Shares in travel firm Saga (SAGA) hit a new high after holding company Kelso (KLSO) revealed it had bought a stake. Kelso said it acquired the stake at the start of January 2026.
| Price: 398p +3.8% | P/E: 13.4x |
| Market Cap: £570m | Yield: n/a |
Kelso’s stake is just 400,000 shares out of Saga’s issued capital of 144 million shares, so it’s not material. However, Kelso is clearly bullish on the prospects for the over-50s travel firm.
Based on Kelso’s internal analysis, Saga trades on an EV/EBITDA multiple to January 2026 of around 7.5 times. The calculation is based on Saga’s last reported interim net debt level of £511m.
‘Despite a strong share price in 2025, we believe there is significant upside when compared to peers’, the firm said. Kelso also sees potential for Saga to rejoin the FTSE 250 in 2026 prompting buying demand from index funds.

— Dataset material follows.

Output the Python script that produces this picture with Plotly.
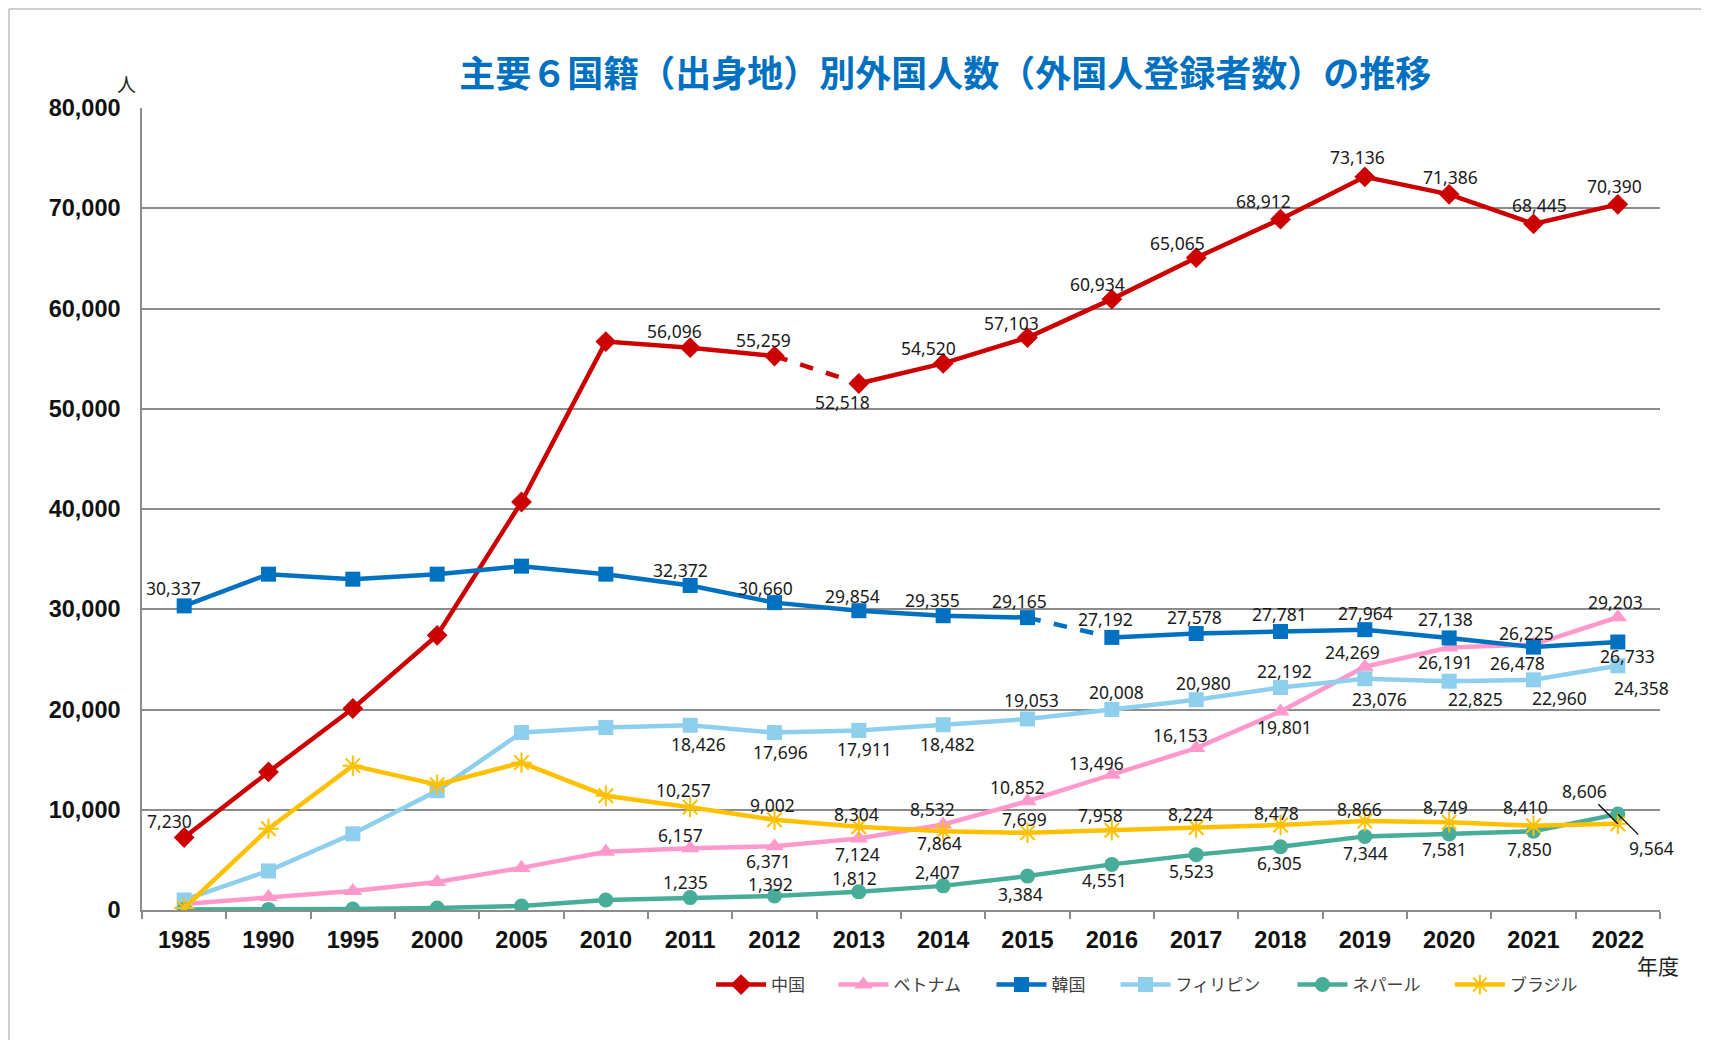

The firm predicted Saga’s gearing would fall to 2 times by 2030 which it said would ‘unlock the equity story’.

Saga shares more than tripled last year from 126p to 391p so Kelso isn’t exactly early with its investment.
However, the fact it still sees significant upside is telling and in fairness companies like Carnival (CCL) and Royal Caribbean have performed even better over the last couple of years.
Also, having sold its insurance underwriting business last year, Saga is in a strong financial position, plus it is asset-backed with a fleet valued at more than its current market cap.